Хочется думать, наше обращение к людям и событиям, запечатлённым в художественных произведениях более полуторавековой давности, связано не столько со схожестью явлений, событий и человеческих характеров прошлого и настоящего, сколько с заботой о завтрашнем дне.
За время существования в литературе поэма Николая Гоголя «Мёртвые души» прочитывалась критиками, мало сказать, неоднократно и очень внимательно, вернее будет — пристально и всегда тенденциозно.
Заложил давнюю — ещё дореволюционную — критическую традицию неистовый Виссарион Белинский. Продолжил его преемник — революционный демократ Николай Чернышевский. В адрес обоих сегодня можно услышать упрёки, что писали они «на потребу дня» и оценки их были продиктованы радикализмом и требованием «перемен». Что, собственно, ничуть не удивительно. Анализируя литературный процесс, они не просто опирались на современную им отечественную действительность, но и сами были одними из наиболее значимых, знаковых фигур общественно-политической борьбы своего времени.
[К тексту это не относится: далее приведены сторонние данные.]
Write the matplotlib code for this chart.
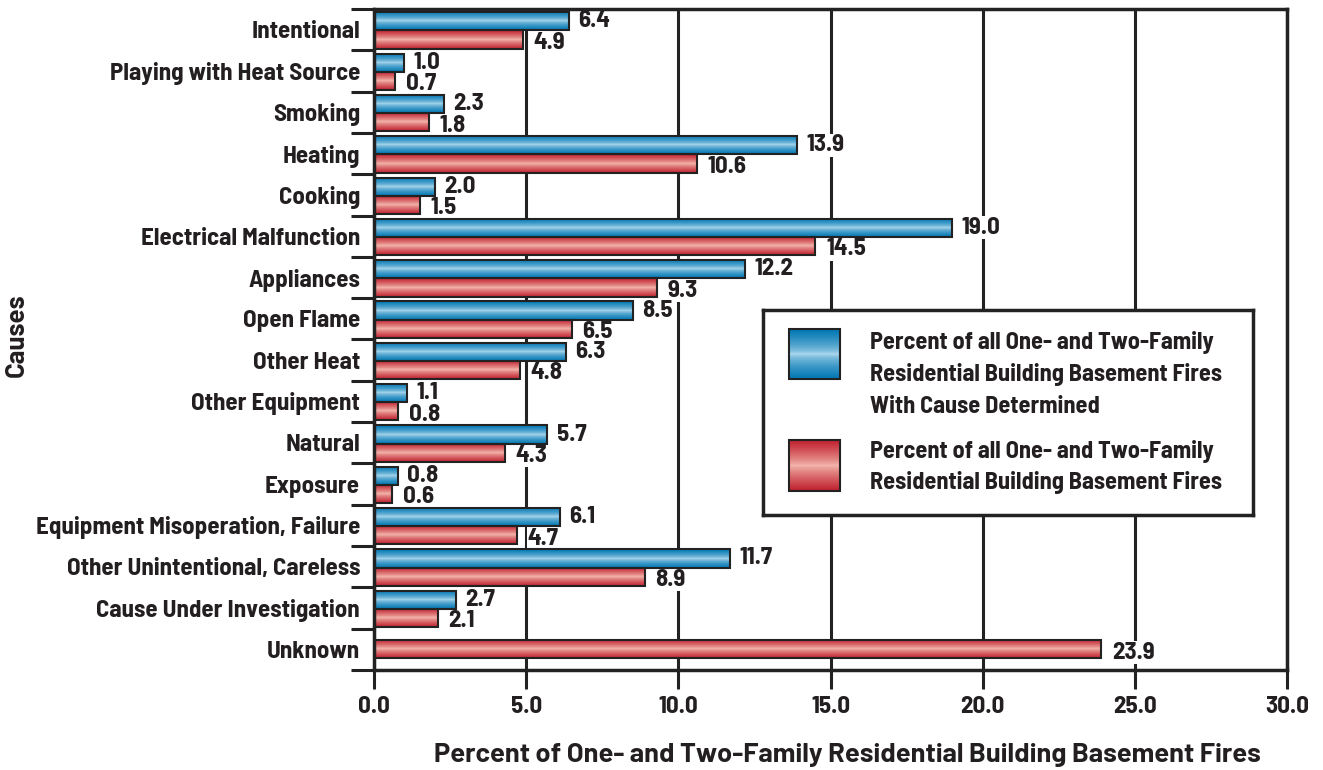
import numpy as np
import matplotlib
matplotlib.use("Agg")
import matplotlib.pyplot as plt
from matplotlib.colors import to_rgb

causes = ["Intentional", "Playing with Heat Source", "Smoking", "Heating", "Cooking",
          "Electrical Malfunction", "Appliances", "Open Flame", "Other Heat",
          "Other Equipment", "Natural", "Exposure", "Equipment Misoperation, Failure",
          "Other Unintentional, Careless", "Cause Under Investigation", "Unknown"]
pct_determined = [6.4, 1.0, 2.3, 13.9, 2.0, 19.0, 12.2, 8.5, 6.3, 1.1, 5.7, 0.8, 6.1, 11.7, 2.7, None]
pct_all = [4.9, 0.7, 1.8, 10.6, 1.5, 14.5, 9.3, 6.5, 4.8, 0.8, 4.3, 0.6, 4.7, 8.9, 2.1, 23.9]
xticks = [0, 5, 10, 15, 20, 25, 30]

legend_blue = ["Percent of all One- and Two-Family", "Residential Building Basement Fires",
               "With Cause Determined"]
legend_red = ["Percent of all One- and Two-Family", "Residential Building Basement Fires"]
xlabel = "Percent of One- and Two-Family Residential Building Basement Fires"

TXT = "#231f20"
COND = ["Barlow Semi Condensed", "DejaVu Sans"]
WIDE = ["Barlow", "DejaVu Sans"]
plt.rcParams['font.family'] = COND
plt.rcParams['font.weight'] = 'bold'

# (edge colour, centre colour, curve exponent)
BLUE = ("#0077b3", "#b5ddf0", 0.6)
RED = ("#c0202e", "#f4b8ae", 0.8)
LABEL_BOX = dict(facecolor='white', edgecolor='none', pad=0.3)


def gradient(dark, light, p, n=64):
    t = np.abs(np.linspace(-1, 1, n)) ** p
    d = np.array(to_rgb(dark))
    l = np.array(to_rgb(light))
    g = l[None, :] * (1 - t[:, None]) + d[None, :] * t[:, None]
    return g[:, None, :]


def fill_gradient(ax, rect, cols):
    x0, y0 = rect.get_x(), rect.get_y()
    w, h = rect.get_width(), rect.get_height()
    im = ax.imshow(gradient(*cols), extent=[x0, x0 + w, y0 + h, y0],
                   aspect='auto', zorder=2, interpolation='bilinear')
    im.set_clip_path(rect)


def fit_size(text, family, target_px, weight='bold'):
    # font size that makes `text` about target_px wide
    t = fig.text(0, 0, text, fontsize=20, family=family, weight=weight)
    w = t.get_window_extent(fig.canvas.get_renderer()).width
    t.remove()
    return 20 * target_px / w


fig = plt.figure(figsize=(13.23, 7.70), dpi=100)
ax = fig.add_axes([0.2827, 0.1299, 0.6901, 0.8584])

fs = fit_size("Playing with Heat Source", COND, 250)
fs_leg = fit_size(legend_blue[0], COND, 344)
fs_x = fit_size(xlabel, WIDE, 830)
fs_y = fit_size("Causes", WIDE, 84)

y = np.arange(len(causes))
h = 0.44
for i, (b, r) in enumerate(zip(pct_determined, pct_all)):
    if b is None:
        ry = i
    else:
        ry = i + 0.24
        bar = ax.barh(i - 0.2, b, height=h, facecolor='none', edgecolor='#222222',
                      linewidth=1.5, zorder=3)[0]
        fill_gradient(ax, bar, BLUE)
        ax.text(b + 0.3, i - 0.2, f"{b:.1f}", va='center', ha='left', fontsize=fs,
                color=TXT, zorder=1.5, bbox=LABEL_BOX)
    bar = ax.barh(ry, r, height=h, facecolor='none', edgecolor='#222222',
                  linewidth=1.5, zorder=3)[0]
    fill_gradient(ax, bar, RED)
    ax.text(r + 0.35, ry + 0.08, f"{r:.1f}", va='center', ha='left', fontsize=fs,
            color=TXT, zorder=1.5, bbox=LABEL_BOX)

ax.set_xlim(0, 30)
ax.set_ylim(len(causes) - 0.5, -0.5)
ax.set_xticks(xticks)
ax.set_xticklabels([f"{v:.1f}" for v in xticks], fontsize=fs, color=TXT)
ax.tick_params(axis='x', length=14, width=2.2, pad=5, color='#222222')
ax.set_yticks(y)
ax.set_yticklabels(causes, fontsize=fs, color=TXT)
ax.tick_params(axis='y', which='major', length=0, pad=10)
ax.set_yticks(np.arange(len(causes) + 1) - 0.5, minor=True)
ax.tick_params(axis='y', which='minor', length=16.5, width=2.2, color='#222222')
ax.grid(axis='x', color='#222222', linewidth=2.2, zorder=1)
ax.set_axisbelow(True)
for s in ax.spines.values():
    s.set_linewidth(2.5)
    s.set_color('#222222')

fig.text(847 / 1323, 1 - 755 / 770, xlabel, ha='center', va='center', fontsize=fs_x,
         color=TXT, family=WIDE, weight='bold')
fig.text(17 / 1323, 1 - 335 / 770, "Causes", rotation=90, ha='center', va='center',
         fontsize=fs_y, color=TXT, family=WIDE, weight='bold')

# legend box (pixel-like coordinates inside the box)
lg = fig.add_axes([0.5767, 0.3312, 0.3704, 0.2662])
lg.set_xticks([])
lg.set_yticks([])
for s in lg.spines.values():
    s.set_linewidth(2.5)
    s.set_color('#222222')
lg.imshow(gradient(*BLUE), extent=[26, 77, 69, 19], aspect='auto', zorder=2)
lg.add_patch(plt.Rectangle((26, 19), 51, 50, fill=False, edgecolor='#222222', lw=1.5, zorder=3))
lg.imshow(gradient(*RED), extent=[26, 77, 181, 130], aspect='auto', zorder=2)
lg.add_patch(plt.Rectangle((26, 130), 51, 51, fill=False, edgecolor='#222222', lw=1.5, zorder=3))
lg.set_xlim(0, 490)
lg.set_ylim(205, 0)
for k, line in enumerate(legend_blue):
    lg.text(107, 33 + 32 * k, line, ha='left', va='center', fontsize=fs_leg, color=TXT)
for k, line in enumerate(legend_red):
    lg.text(107, 142 + 31 * k, line, ha='left', va='center', fontsize=fs_leg, color=TXT)

fig.savefig("out.png", dpi=100)
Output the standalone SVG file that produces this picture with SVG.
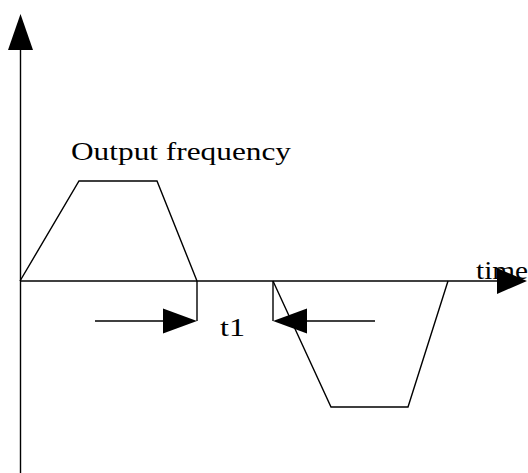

Вряд ли можно счесть иными и критерии, какими руководствовались критики, пришедшие им на смену после революции 17-го года. В советский период тоже писали в соответствии с требованиями «текущего момента». И при всей разности своих концепций, в свою очередь, естественно, отталкивались от реалий современной им действительности. Потому как никаких других на всём российском литературном пространстве просто-напросто не существовало. Правда, было существенное отличие: новая критика взяла на вооружение консерватизм и стремление противостоять каким-либо «переменам». Исходя из того, что свершившаяся революция все необходимые «перемены» уже сотворила.
Надо ли говорить, что вновь изменившаяся с некоторых пор отечественная действительность многому не оставляет возможности сохраниться неизменным. В том числе и критическим постулатам из времён, отошедших для нынешних читателей-школьников пусть в ближнюю, но историю. Её, конечно, можно и нужно изучать, но — дело за малым — невозможно наблюдать в реальной жизни.
И потому оказываются неспособны ответить на многие вопросы, возникающие сегодня при чтении произведений Николая Гоголя, современные старшеклассники — люди, родившиеся и живущие в другой стране и в иное время, нежели известные критики, писавшие о классиках XIX века.
Любое историко-литературное изучение поэмы Николая Гоголя в школе обходит молчанием главный вопрос: зачем сегодня 15-летнему подростку читать «Мёртвые души»?
Он, тинейджер, даже кассеты с киноверсиями этого классического произведения смотреть не станет. Что? Про помещиков? Не боевик, не триллер, не любовный роман, ни тебе приключений, ни мелодрамы, тем более не блокбастер и не фэнтези про Гарри Поттера… Да ни за что!
А правда, чем привлечь и заинтересовать его? Что могут ему подсказать и объяснить прожжённый плут Чичиков, прожигатель жизни, хам и враль Ноздрёв, скупец Плюшкин, дубинноголовая Коробочка или какой-нибудь «тонкий» чиновник Иван Антонович — Кувшиное рыло?
Ну сцепились там по дороге неизвестно отчего тройка Чичикова и шестерня губернаторской дочки, и не могут им помочь в этом бестолковые усилия дяди Митяя и дяди Миняя, описание чего занимает целых две книжные страницы,— что с того современному подростку? Вот уж событие так событие для нынешнего «продвинутого» десятиклассника, с удивлением слышащего на уроке, что эпизод этот заслуживает почему-то внимания. Зачем ему это? Или узнает он, что холод «охлаждённого сердца» Чичикова веет и на пейзаж, и на людей,— какое отношение это имеет к нему?
Вчера, понятно. Образы произведения Николая Гоголя помогали, как тогда было принято говорить, на примере художественной литературы показать школьникам, как было плохо до революции, чтобы с детства стало ясно, насколько всё стало хорошо после неё. Классики, таким образом, сами о том не ведая, отрабатывали соцзаказ советской власти.
И литературоведы, и учителя в соответствии с установками советской пропаганды делали акцент на социальной составляющей произведения Николая Гоголя, превращая его в политический трактат. Литературные герои поэмы — от Манилова до Плюшкина — должны были раскрыть перед читателем пугающую картину постепенного угасания человеческого в дворянах-помещиках, бывших опорой крепостного строя. Непременно вспоминали Александра Герцена, уверявшего, что помещики «проходят перед нами без масок, без прикрас, льстецы и обжоры… безжалостные тираны своих врагов, пьющие жизнь и кровь народа…»
А сегодня? Что — всё по-прежнему, как вчера?